Optimization Suggestions for Slow Return of Large Result Sets in TiDB

Note:
This topic has been translated from a Chinese forum by GPT and might contain errors.

Original topic: tidb 返回大结果集慢的问题优化建议

| username: TiDBer_BraiRIcV

[TiDB Usage Environment] Production Environment
[TiDB Version] 5.4

Dear friends, when using TiDB to run large SQL queries online, compared to the MySQL we used before, I found:

  1. For queries that return small result sets, such as aggregation and pagination queries, TiDB is faster than MySQL.
  2. For queries that return large result sets, such as exporting data at the million-row level, TiDB is slower than MySQL.

For the second situation, do you have any optimization suggestions (at the TiDB level, business level, or other)? Thank you!!!

| username: h5n1 | Original post link

We need to look at the specific SQL, execution plan, table structure, etc.

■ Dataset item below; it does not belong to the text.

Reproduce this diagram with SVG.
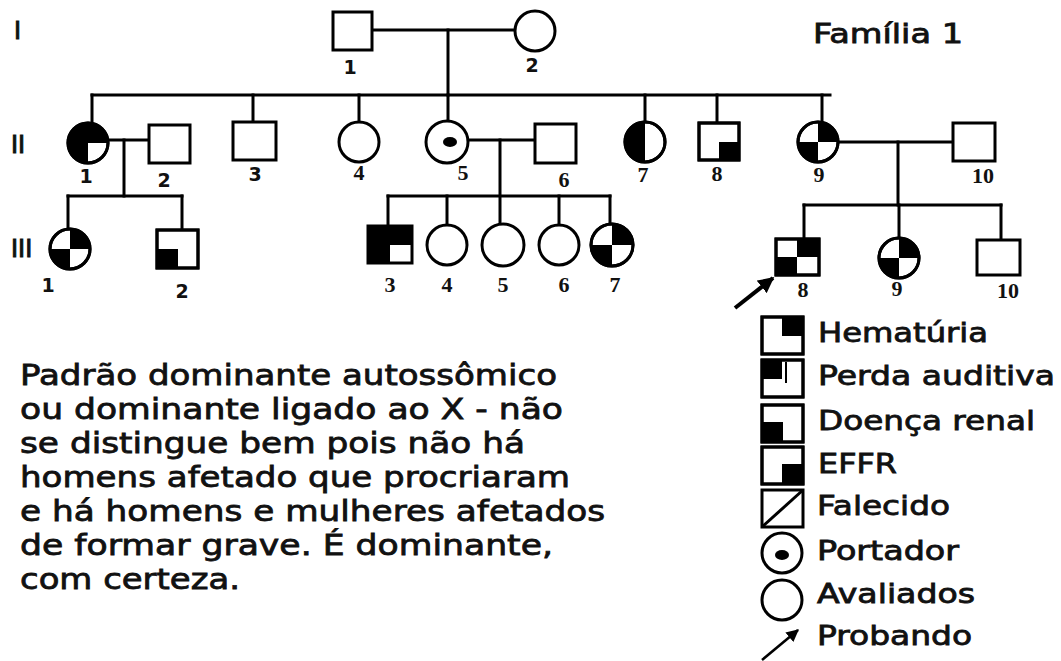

| username: TiDBer_BraiRIcV | Original post link

Many of them are export-type SQL, large queries. So from the perspective of SQL optimization, it doesn’t make much sense. The main focus is on other ideas and methods besides optimizing SQL.

| username: h5n1 | Original post link

Simple single-table query? You need to look at the SQL first to know how to consider it.

| username: buddyyuan | Original post link

Export data? You can refer to the design of Dumpling and use _tidb_rowid for sharded export.

| username: Jiawei | Original post link

I think we should first avoid such large SQL queries and split them into smaller batches. Large transactions can be resolved by converting them into smaller transactions.

| username: 我是咖啡哥 | Original post link

This is especially noticeable when it involves sorting. For a single MySQL instance, with indexes, you can directly utilize the sorting feature of the index and continuously pull the data. However, in TiDB, since there are multiple data nodes, if the filtering conditions are not good, the data has to be pulled from the TiKV nodes to the TiDB server node for sorting, which can be slower and may even lead to OOM (Out of Memory).

| username: Kongdom | Original post link

Putting aside SQL when talking about optimization is just being unreasonable :smile:
And professional components should do professional tasks. Since the official high-speed export component is provided, why not use it?

| username: tidb菜鸟一只 | Original post link

At least post the execution plan so we can see it, otherwise how can we know where the problem is…

| username: system | Original post link

This topic was automatically closed 60 days after the last reply. New replies are no longer allowed.